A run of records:
_ _ _

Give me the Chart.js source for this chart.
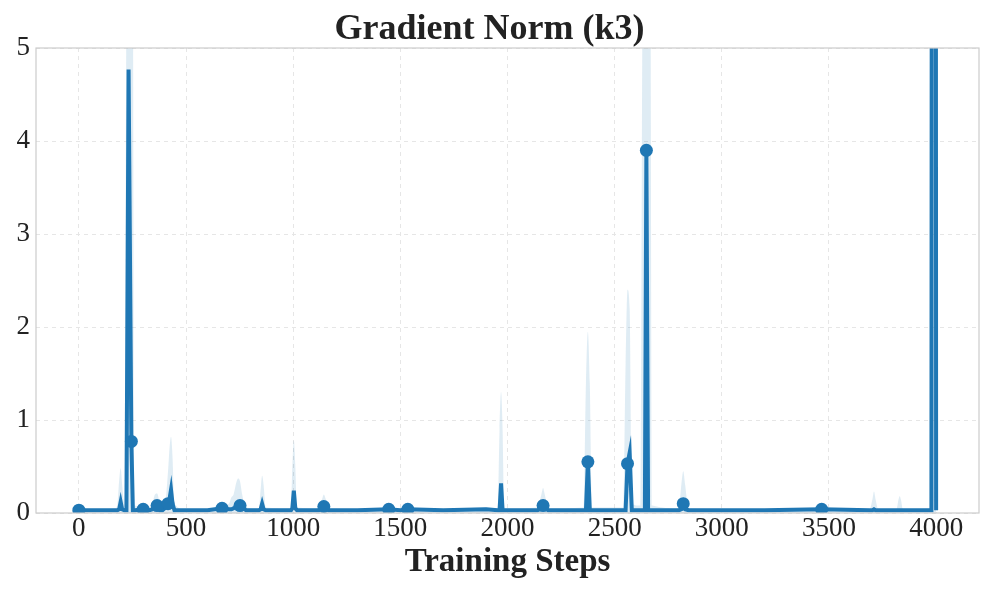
<!DOCTYPE html>
<html>
<head>
<meta charset="utf-8">
<script src="https://cdn.jsdelivr.net/npm/chart.js@4.4.0/dist/chart.umd.min.js"></script>
<style>
  html, body { margin: 0; padding: 0; background: #fff; }
  #wrap { width: 997px; height: 598px; }
</style>
</head>
<body>
<div id="wrap"><canvas id="chart" width="997" height="598"></canvas></div>
<script>
// training steps (sampled where the curve changes)
const steps = [0, 100, 170, 180, 188, 195, 202, 212, 222, 232, 245, 252, 262, 300, 330, 345, 355, 365, 378, 390,
  405, 416, 423, 430, 437, 446, 500, 600, 668, 700, 712, 722, 735, 743, 752, 762, 780, 840, 848, 855, 862,
  872, 990, 996, 1003, 1010, 1018, 1120, 1135, 1143, 1152, 1165, 1300, 1446, 1500, 1535, 1700, 1900,
  1955, 1963, 1970, 1977, 1985, 2000, 2140, 2158, 2166, 2174, 2190, 2355, 2366, 2375, 2384, 2395,
  2540, 2551, 2560, 2570, 2580, 2620, 2630, 2641, 2648, 2656, 2667, 2676, 2800, 2811, 2820, 2829, 2845, 3200, 3466,
  3690, 3703, 3710, 3717, 3730, 3815, 3824, 3830, 3836, 3845, 3978, 3990, 4000];

// mean gradient norm
const gradNorm = [0.03, 0.03, 0.03, 0.03, 0.04, 0.12, 0.04, 0.03, 0.03, 4.77, 0.77, 0.03, 0.03, 0.04, 0.03, 0.04, 0.06, 0.08, 0.03, 0.03,
  0.06, 0.1, 0.15, 0.25, 0.1, 0.03, 0.03, 0.03, 0.05, 0.04, 0.04, 0.05, 0.07, 0.08, 0.08, 0.06, 0.03, 0.03, 0.04, 0.1, 0.04,
  0.03, 0.03, 0.05, 0.24, 0.05, 0.03, 0.03, 0.05, 0.07, 0.05, 0.03, 0.03, 0.04, 0.03, 0.04, 0.03, 0.04,
  0.03, 0.03, 0.32, 0.03, 0.03, 0.03, 0.03, 0.05, 0.08, 0.05, 0.03, 0.03, 0.03, 0.55, 0.03, 0.03,
  0.03, 0.03, 0.53, 0.65, 0.03, 0.03, 0.03, 0.03, 3.9, 0.03, 0.03, 0.03, 0.03, 0.04, 0.1, 0.04, 0.03, 0.03, 0.04,
  0.03, 0.03, 0.04, 0.03, 0.03, 0.03, 0.03, 0.03, 0.03, 0.03, 0.03, 50, 0.03];

// upper edge of the shaded spread
const gradUpper = [0.03, 0.04, 0.05, 0.1, 0.35, 0.48, 0.3, 0.1, 5.5, 7.0, 6.5, 5.5, 0.08, 0.06, 0.05, 0.12, 0.2, 0.21, 0.1, 0.06,
  0.15, 0.45, 0.7, 0.82, 0.6, 0.1, 0.04, 0.04, 0.08, 0.1, 0.17, 0.2, 0.33, 0.37, 0.34, 0.2, 0.06, 0.05, 0.25, 0.4, 0.3,
  0.06, 0.05, 0.5, 0.78, 0.5, 0.06, 0.05, 0.15, 0.2, 0.15, 0.05, 0.04, 0.05, 0.04, 0.05, 0.04, 0.06,
  0.05, 0.9, 1.3, 0.9, 0.06, 0.05, 0.06, 0.2, 0.27, 0.2, 0.05, 0.06, 1.4, 1.95, 1.4, 0.06,
  0.06, 1.6, 2.4, 2.2, 0.1, 0.08, 5.5, 6.5, 7.0, 6.5, 5.5, 0.08, 0.05, 0.3, 0.45, 0.3, 0.05, 0.04, 0.05,
  0.04, 0.15, 0.23, 0.15, 0.04, 0.04, 0.14, 0.18, 0.14, 0.04, 0.05, 60, 0.05];

// steps drawn with a round marker
const markedSteps = [0, 245, 300, 365, 416, 668, 752, 1143, 1446, 1535, 2166, 2375, 2560, 2648, 2820, 3466];

const xTicks = [0, 500, 1000, 1500, 2000, 2500, 3000, 3500, 4000];
const yTicks = [0, 1, 2, 3, 4, 5];

const blue = '#1f77b4';
const serif = "'Liberation Serif', 'DejaVu Serif', serif";

let meanPoints = steps.map((s, i) => ({ x: s, y: gradNorm[i] }));
let upperPoints = steps.map((s, i) => ({ x: s, y: gradUpper[i] }));

// light box around the plot area
const frame = {
  id: 'frame',
  afterDraw(chart) {
    const a = chart.chartArea;
    const ctx = chart.ctx;
    ctx.save();
    ctx.strokeStyle = '#cccccc';
    ctx.lineWidth = 1.2;
    ctx.strokeRect(a.left, a.top, a.right - a.left, a.bottom - a.top);
    ctx.restore();
  }
};

const ctx = document.getElementById('chart');
chart = new Chart(ctx, {
  type: 'line',
  data: {
    datasets: [
      {
        label: 'spread',
        data: upperPoints,
        borderWidth: 0,
        pointRadius: 0,
        fill: 'origin',
        backgroundColor: 'rgba(31,119,180,0.14)',
        cubicInterpolationMode: 'monotone',
        order: 2
      },
      {
        label: 'Gradient Norm',
        data: meanPoints,
        borderColor: blue,
        backgroundColor: blue,
        borderWidth: 4,
        pointRadius: c => markedSteps.includes(steps[c.dataIndex]) ? 6.5 : 0,
        pointBorderWidth: 0,
        fill: false,
        tension: 0,
        order: 1
      }
    ]
  },
  options: {
    responsive: false,
    animation: false,
    layout: { padding: { left: 0, right: 18, top: 0, bottom: 16 } },
    plugins: {
      legend: { display: false },
      tooltip: { enabled: false },
      title: {
        display: true,
        text: 'Gradient Norm (k3)',
        color: '#222',
        font: { family: serif, size: 36, weight: 'bold', lineHeight: 1.0 },
        padding: { top: 12, bottom: 0 }
      }
    },
    scales: {
      x: {
        type: 'linear',
        min: -200,
        max: 4200,
        afterBuildTicks: s => { s.ticks = xTicks.map(v => ({ value: v })); },
        ticks: {
          color: '#222', font: { family: serif, size: 27 }, padding: 0, maxRotation: 0,
          callback: v => String(v)
        },
        grid: { color: '#e6e6e6', tickLength: 0, lineWidth: 1 },
        border: { display: false, dash: [4, 4] },
        title: {
          display: true,
          text: 'Training Steps',
          color: '#222',
          font: { family: serif, size: 33, weight: 'bold', lineHeight: 1.2 },
          padding: { top: 0, bottom: 0 }
        },
        afterFit: s => { s.height = 69; }
      },
      y: {
        min: 0,
        max: 5,
        afterBuildTicks: s => { s.ticks = yTicks.map(v => ({ value: v })); },
        ticks: {
          color: '#222', font: { family: serif, size: 27 }, padding: 6,
          callback: v => String(v)
        },
        grid: { color: '#e6e6e6', tickLength: 0, lineWidth: 1 },
        border: { display: false, dash: [4, 4] },
        afterFit: s => { s.width = 36; }
      }
    }
  },
  plugins: [frame]
});
</script>
</body>
</html>
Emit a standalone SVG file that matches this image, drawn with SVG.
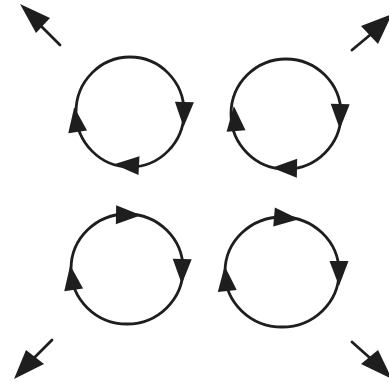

_ _ _

▸ **What the exercise asks**: Take the entries shown above and quote them verbatim, passing over the pictures.

▸ **Reply**:
Give me the Chart.js source for this chart.
<!DOCTYPE html>
<html>
<head>
<meta charset="utf-8">
<script src="https://cdn.jsdelivr.net/npm/chart.js@4.4.0/dist/chart.umd.min.js"></script>
<style>
  html, body { margin: 0; padding: 0; background: #fff; }
  #wrap { width: 997px; height: 598px; }
</style>
</head>
<body>
<div id="wrap"><canvas id="chart" width="997" height="598"></canvas></div>
<script>
// training steps (sampled where the curve changes)
const steps = [0, 100, 170, 180, 188, 195, 202, 212, 222, 232, 245, 252, 262, 300, 330, 345, 355, 365, 378, 390,
  405, 416, 423, 430, 437, 446, 500, 600, 668, 700, 712, 722, 735, 743, 752, 762, 780, 840, 848, 855, 862,
  872, 990, 996, 1003, 1010, 1018, 1120, 1135, 1143, 1152, 1165, 1300, 1446, 1500, 1535, 1700, 1900,
  1955, 1963, 1970, 1977, 1985, 2000, 2140, 2158, 2166, 2174, 2190, 2355, 2366, 2375, 2384, 2395,
  2540, 2551, 2560, 2570, 2580, 2620, 2630, 2641, 2648, 2656, 2667, 2676, 2800, 2811, 2820, 2829, 2845, 3200, 3466,
  3690, 3703, 3710, 3717, 3730, 3815, 3824, 3830, 3836, 3845, 3978, 3990, 4000];

// mean gradient norm
const gradNorm = [0.03, 0.03, 0.03, 0.03, 0.04, 0.12, 0.04, 0.03, 0.03, 4.77, 0.77, 0.03, 0.03, 0.04, 0.03, 0.04, 0.06, 0.08, 0.03, 0.03,
  0.06, 0.1, 0.15, 0.25, 0.1, 0.03, 0.03, 0.03, 0.05, 0.04, 0.04, 0.05, 0.07, 0.08, 0.08, 0.06, 0.03, 0.03, 0.04, 0.1, 0.04,
  0.03, 0.03, 0.05, 0.24, 0.05, 0.03, 0.03, 0.05, 0.07, 0.05, 0.03, 0.03, 0.04, 0.03, 0.04, 0.03, 0.04,
  0.03, 0.03, 0.32, 0.03, 0.03, 0.03, 0.03, 0.05, 0.08, 0.05, 0.03, 0.03, 0.03, 0.55, 0.03, 0.03,
  0.03, 0.03, 0.53, 0.65, 0.03, 0.03, 0.03, 0.03, 3.9, 0.03, 0.03, 0.03, 0.03, 0.04, 0.1, 0.04, 0.03, 0.03, 0.04,
  0.03, 0.03, 0.04, 0.03, 0.03, 0.03, 0.03, 0.03, 0.03, 0.03, 0.03, 50, 0.03];

// upper edge of the shaded spread
const gradUpper = [0.03, 0.04, 0.05, 0.1, 0.35, 0.48, 0.3, 0.1, 5.5, 7.0, 6.5, 5.5, 0.08, 0.06, 0.05, 0.12, 0.2, 0.21, 0.1, 0.06,
  0.15, 0.45, 0.7, 0.82, 0.6, 0.1, 0.04, 0.04, 0.08, 0.1, 0.17, 0.2, 0.33, 0.37, 0.34, 0.2, 0.06, 0.05, 0.25, 0.4, 0.3,
  0.06, 0.05, 0.5, 0.78, 0.5, 0.06, 0.05, 0.15, 0.2, 0.15, 0.05, 0.04, 0.05, 0.04, 0.05, 0.04, 0.06,
  0.05, 0.9, 1.3, 0.9, 0.06, 0.05, 0.06, 0.2, 0.27, 0.2, 0.05, 0.06, 1.4, 1.95, 1.4, 0.06,
  0.06, 1.6, 2.4, 2.2, 0.1, 0.08, 5.5, 6.5, 7.0, 6.5, 5.5, 0.08, 0.05, 0.3, 0.45, 0.3, 0.05, 0.04, 0.05,
  0.04, 0.15, 0.23, 0.15, 0.04, 0.04, 0.14, 0.18, 0.14, 0.04, 0.05, 60, 0.05];

// steps drawn with a round marker
const markedSteps = [0, 245, 300, 365, 416, 668, 752, 1143, 1446, 1535, 2166, 2375, 2560, 2648, 2820, 3466];

const xTicks = [0, 500, 1000, 1500, 2000, 2500, 3000, 3500, 4000];
const yTicks = [0, 1, 2, 3, 4, 5];

const blue = '#1f77b4';
const serif = "'Liberation Serif', 'DejaVu Serif', serif";

let meanPoints = steps.map((s, i) => ({ x: s, y: gradNorm[i] }));
let upperPoints = steps.map((s, i) => ({ x: s, y: gradUpper[i] }));

// light box around the plot area
const frame = {
  id: 'frame',
  afterDraw(chart) {
    const a = chart.chartArea;
    const ctx = chart.ctx;
    ctx.save();
    ctx.strokeStyle = '#cccccc';
    ctx.lineWidth = 1.2;
    ctx.strokeRect(a.left, a.top, a.right - a.left, a.bottom - a.top);
    ctx.restore();
  }
};

const ctx = document.getElementById('chart');
chart = new Chart(ctx, {
  type: 'line',
  data: {
    datasets: [
      {
        label: 'spread',
        data: upperPoints,
        borderWidth: 0,
        pointRadius: 0,
        fill: 'origin',
        backgroundColor: 'rgba(31,119,180,0.14)',
        cubicInterpolationMode: 'monotone',
        order: 2
      },
      {
        label: 'Gradient Norm',
        data: meanPoints,
        borderColor: blue,
        backgroundColor: blue,
        borderWidth: 4,
        pointRadius: c => markedSteps.includes(steps[c.dataIndex]) ? 6.5 : 0,
        pointBorderWidth: 0,
        fill: false,
        tension: 0,
        order: 1
      }
    ]
  },
  options: {
    responsive: false,
    animation: false,
    layout: { padding: { left: 0, right: 18, top: 0, bottom: 16 } },
    plugins: {
      legend: { display: false },
      tooltip: { enabled: false },
      title: {
        display: true,
        text: 'Gradient Norm (k3)',
        color: '#222',
        font: { family: serif, size: 36, weight: 'bold', lineHeight: 1.0 },
        padding: { top: 12, bottom: 0 }
      }
    },
    scales: {
      x: {
        type: 'linear',
        min: -200,
        max: 4200,
        afterBuildTicks: s => { s.ticks = xTicks.map(v => ({ value: v })); },
        ticks: {
          color: '#222', font: { family: serif, size: 27 }, padding: 0, maxRotation: 0,
          callback: v => String(v)
        },
        grid: { color: '#e6e6e6', tickLength: 0, lineWidth: 1 },
        border: { display: false, dash: [4, 4] },
        title: {
          display: true,
          text: 'Training Steps',
          color: '#222',
          font: { family: serif, size: 33, weight: 'bold', lineHeight: 1.2 },
          padding: { top: 0, bottom: 0 }
        },
        afterFit: s => { s.height = 69; }
      },
      y: {
        min: 0,
        max: 5,
        afterBuildTicks: s => { s.ticks = yTicks.map(v => ({ value: v })); },
        ticks: {
          color: '#222', font: { family: serif, size: 27 }, padding: 6,
          callback: v => String(v)
        },
        grid: { color: '#e6e6e6', tickLength: 0, lineWidth: 1 },
        border: { display: false, dash: [4, 4] },
        afterFit: s => { s.width = 36; }
      }
    }
  },
  plugins: [frame]
});
</script>
</body>
</html>
Emit a standalone SVG file that matches this image, drawn with SVG.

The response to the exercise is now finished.